IAM wants employers to raise standard of company drivers
The Institute of Advanced Motorists (IAM) has called for companies to step up their commitment to safer business driving on UK roads, by recommending organisations they employ or hire carry the ISO 39001 accreditation – which shows their drivers have met some of the highest safety standards.
The IAM’s Drive & Survive division conducted a survey in 2014 which alarmingly revealed that 72 per cent of people who drove for business reasons had been offered no training by their employer at all – even though 44 per cent of them said they would welcome the opportunity.
Between 2008 and 2013, 3,493 people were killed in accidents involving a driver/rider driving for work, including 515 in 2013.
According to Driving for Better Business, up to one in three road crashes involves a vehicle being driven for work. Every week, around 200 road deaths and serious injuries involve someone at work.
In total between 2008 and 2013 there were a total of 322,239 casualties involving a driver or rider driving as part of work (including passengers and other casualties) including 47,602 in 2013. This includes drivers, passengers and others who were killed, seriously injured or injured.
While driver training courses are widely available, the IAM is disappointed that very few employers choose to enrol their company drivers in them. The IAM reminds them they are legally obliged to protect their employees, and suggests contracts involving road use should be looking to include ISO 39001.
ISO 39001 sets out the minimum requirements for a Road Traffic Safety Management System. Governments, road authorities, safety groups and private companies were united in the desire to develop a standard to reduce the numbers of people killed and injured on the roads each year.
The IAM’s Manifesto calls for public sector procurement guidelines that insist that contracts only go to companies with a road risk policy or ISO 39001 accreditation, and that Health and Safety regulations should be extended to include people driving for business.

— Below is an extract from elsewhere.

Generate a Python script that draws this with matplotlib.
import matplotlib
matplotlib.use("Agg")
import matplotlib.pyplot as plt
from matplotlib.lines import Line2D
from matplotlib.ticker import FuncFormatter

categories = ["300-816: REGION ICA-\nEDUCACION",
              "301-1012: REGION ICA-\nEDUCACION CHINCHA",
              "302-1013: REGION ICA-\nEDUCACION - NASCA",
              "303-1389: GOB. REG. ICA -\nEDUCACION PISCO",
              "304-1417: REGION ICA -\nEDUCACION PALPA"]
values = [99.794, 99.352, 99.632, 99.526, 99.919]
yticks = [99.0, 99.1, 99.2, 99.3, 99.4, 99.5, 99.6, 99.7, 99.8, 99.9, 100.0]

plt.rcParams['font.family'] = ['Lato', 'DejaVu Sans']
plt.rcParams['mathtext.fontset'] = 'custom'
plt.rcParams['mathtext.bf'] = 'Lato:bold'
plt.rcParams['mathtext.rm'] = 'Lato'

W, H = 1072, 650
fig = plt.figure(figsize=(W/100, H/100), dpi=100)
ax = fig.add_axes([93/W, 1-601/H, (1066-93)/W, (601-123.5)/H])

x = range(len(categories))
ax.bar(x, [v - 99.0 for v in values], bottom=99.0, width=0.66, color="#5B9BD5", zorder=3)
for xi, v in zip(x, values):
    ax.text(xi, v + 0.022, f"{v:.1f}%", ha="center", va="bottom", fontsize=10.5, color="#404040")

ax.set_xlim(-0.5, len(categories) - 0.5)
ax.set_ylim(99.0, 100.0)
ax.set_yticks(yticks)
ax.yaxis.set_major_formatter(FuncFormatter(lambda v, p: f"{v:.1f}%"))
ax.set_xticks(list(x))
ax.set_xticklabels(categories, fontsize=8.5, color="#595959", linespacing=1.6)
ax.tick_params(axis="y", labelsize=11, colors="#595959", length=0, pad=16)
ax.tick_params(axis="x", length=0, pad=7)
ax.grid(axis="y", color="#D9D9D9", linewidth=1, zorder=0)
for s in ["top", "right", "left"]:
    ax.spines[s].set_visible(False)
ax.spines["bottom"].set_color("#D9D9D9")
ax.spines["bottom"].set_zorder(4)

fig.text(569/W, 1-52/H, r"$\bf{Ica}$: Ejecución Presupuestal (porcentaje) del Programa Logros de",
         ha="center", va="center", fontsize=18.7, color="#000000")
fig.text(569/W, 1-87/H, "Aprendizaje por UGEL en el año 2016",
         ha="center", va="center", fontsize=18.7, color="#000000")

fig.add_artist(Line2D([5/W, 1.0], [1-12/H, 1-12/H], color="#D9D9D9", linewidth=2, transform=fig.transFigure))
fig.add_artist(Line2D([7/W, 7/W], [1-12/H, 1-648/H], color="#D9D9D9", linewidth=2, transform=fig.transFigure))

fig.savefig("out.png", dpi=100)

Neil Greig, IAM director of policy and research, said: “This is a problem that people conveniently sweep under the carpet. It simply isn’t enough to give an employee a vehicle and send him on his way as a representative of your organisation – there is too much at stake.

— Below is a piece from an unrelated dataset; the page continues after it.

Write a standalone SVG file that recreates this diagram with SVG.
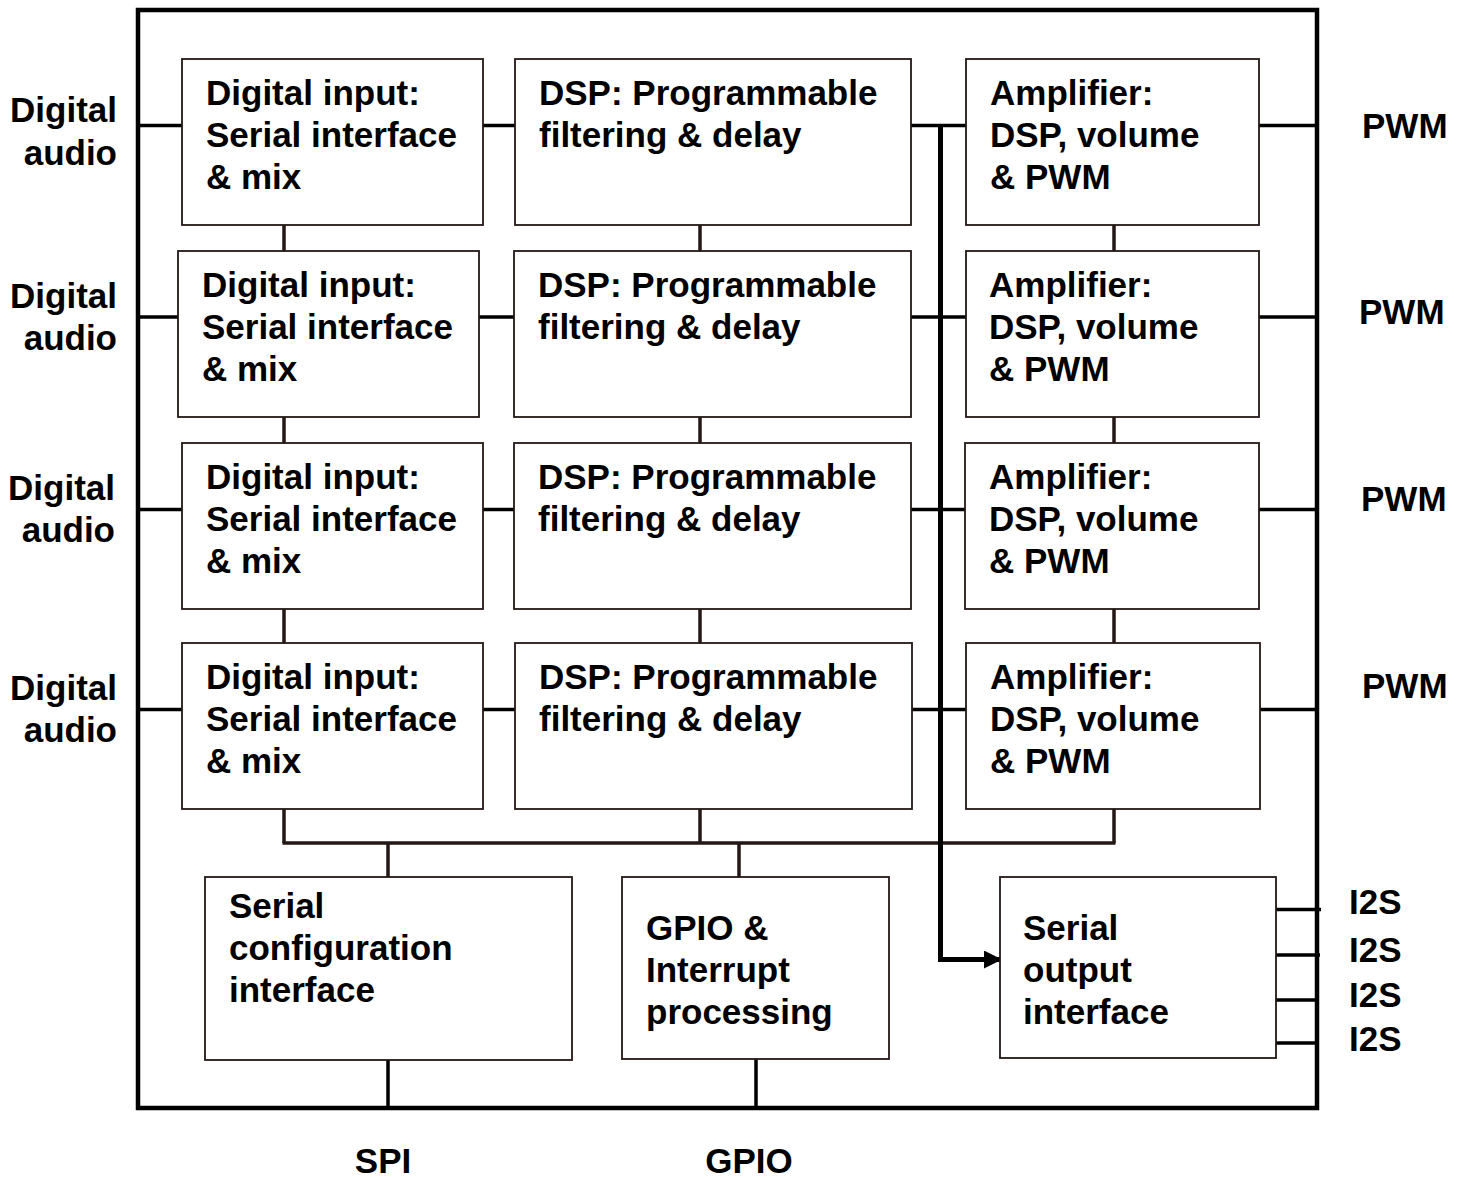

“All employers have a duty of care to ensure that all company drivers are competent and they are not a risk to themselves, other road users and pedestrians. Organisations who are accredited to ISO 39001 Road Traffic Safety Management System have implemented a framework with clear objectives and targets, ensuring processes are in place helping to manage and identify risks whilst maintaining an effective management system and continuously improving as a business.”

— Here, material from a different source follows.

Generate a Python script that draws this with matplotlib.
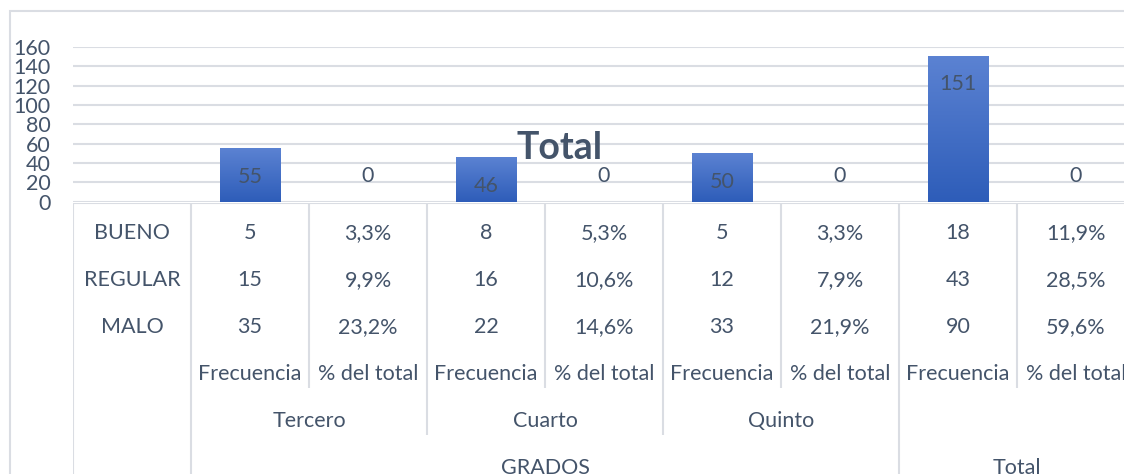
import numpy as np
import matplotlib.pyplot as plt
from matplotlib.patches import Rectangle

# chart data
categories = ['Frecuencia', '% del total'] * 4
bar_values = [55, 0, 46, 0, 50, 0, 151, 0]
row_labels = ['BUENO', 'REGULAR', 'MALO']
table_rows = [
    ['5', '3,3%', '8', '5,3%', '5', '3,3%', '18', '11,9%'],
    ['15', '9,9%', '16', '10,6%', '12', '7,9%', '43', '28,5%'],
    ['35', '23,2%', '22', '14,6%', '33', '21,9%', '90', '59,6%'],
]
grados = ['Tercero', 'Cuarto', 'Quinto']
groups = ['GRADOS', 'Total']
yticks = [0, 20, 40, 60, 80, 100, 120, 140, 160]

TXT = '#44546A'
GRID = '#DADDE3'
FS = 15.5
plt.rcParams['font.family'] = ['Lato', 'DejaVu Sans']

W, H = 1124, 474
fig = plt.figure(figsize=(W / 100, H / 100), dpi=100)

# outer chart frame
fig.patches.append(Rectangle((10 / W, -0.1), 1.2, 1.1 - 11 / H, transform=fig.transFigure,
                             fill=False, ec=GRID, lw=1.5))

x0, x1 = 73, 1135
y_top, y_base = 47, 201.7
ax = fig.add_axes([x0 / W, 1 - y_base / H, (x1 - x0) / W, (y_base - y_top) / H])
x = np.arange(len(bar_values))

# gradient bars
grad = np.linspace(0, 1, 100).reshape(-1, 1)
cmap = plt.matplotlib.colors.LinearSegmentedColormap.from_list('b', ['#2E5DB9', '#5B82D2'])
bars = ax.bar(x, bar_values, width=0.51, color='none', zorder=3)
for b, v in zip(bars, bar_values):
    if v > 0:
        ax.imshow(grad, extent=[b.get_x(), b.get_x() + b.get_width(), 0, v], origin='lower',
                  aspect='auto', cmap=cmap, zorder=3)
for xi, v in zip(x, bar_values):
    off = -20.5 if v > 0 else 18.5
    ax.annotate(str(v), (xi, v), xytext=(0, off), textcoords='offset points',
                ha='center', va='center', fontsize=FS, color=TXT, zorder=4)

ax.set_xlim(-1.5, 7.5)
ax.set_ylim(0, 160)
ax.set_yticks(yticks)
ax.set_xticks([])
ax.tick_params(axis='y', length=0, pad=16, labelsize=FS, labelcolor=TXT)
ax.grid(axis='y', color=GRID, lw=1.5, zorder=0)
for s in ax.spines.values():
    s.set_visible(False)
ax.text(0.4586, 0.347, 'Total', transform=ax.transAxes, ha='center', va='center',
        fontsize=27, fontweight='bold', color=TXT, zorder=5)

# data table below
t_top = 203
rh = 47
tax = fig.add_axes([x0 / W, 0, (x1 - x0) / W, (H - t_top) / H])
tax.set_xlim(-1.5, 7.5)
tax.set_ylim((H - t_top) / rh, 0)
tax.axis('off')
r0 = (233 - t_top) / rh
end3 = (388 - t_top) / rh
end4 = (435 - t_top) / rh
ymax = (H - t_top) / rh

kw = dict(ha='center', va='center', fontsize=FS, color=TXT)
for i, lab in enumerate(row_labels):
    tax.text(-1, r0 + i, lab, **kw)
    for j, val in enumerate(table_rows[i]):
        tax.text(j, r0 + i, val, **kw)
for j, c in enumerate(categories):
    tax.text(j, r0 + 3, c, **kw)
for k, g in enumerate(grados):
    tax.text(2 * k + 0.5, r0 + 4, g, **kw)
tax.text(2.5, r0 + 5, groups[0], **kw)
tax.text(6.5, r0 + 5, groups[1], **kw)

lkw = dict(color=GRID, lw=1.5, solid_capstyle='butt')
tax.plot([-1.5, 7.5], [0, 0], **lkw)
for xb in [-1.5, -0.5, 5.5]:
    tax.plot([xb, xb], [0, ymax], **lkw)
for xb in [1.5, 3.5]:
    tax.plot([xb, xb], [0, end4], **lkw)
for xb in [0.5, 2.5, 4.5, 6.5]:
    tax.plot([xb, xb], [0, end3], **lkw)

fig.savefig('out.png', dpi=100)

Greig continued: “Employers, and those awarding any contracts which put vehicles on the road, have a duty of care to all other road users to ensure that road safety is a top priority 24/7.
“ISO 39001 and driver risk management programmes are the best way of ensuring this has happened. Therefore, anyone using drivers for any official purpose should insist their employer holds this accreditation or can demonstrate clearly they have addressed the risks their drivers face on the road. It is the simplest way of knowing those individuals are safer and their vehicles are fit for the road.”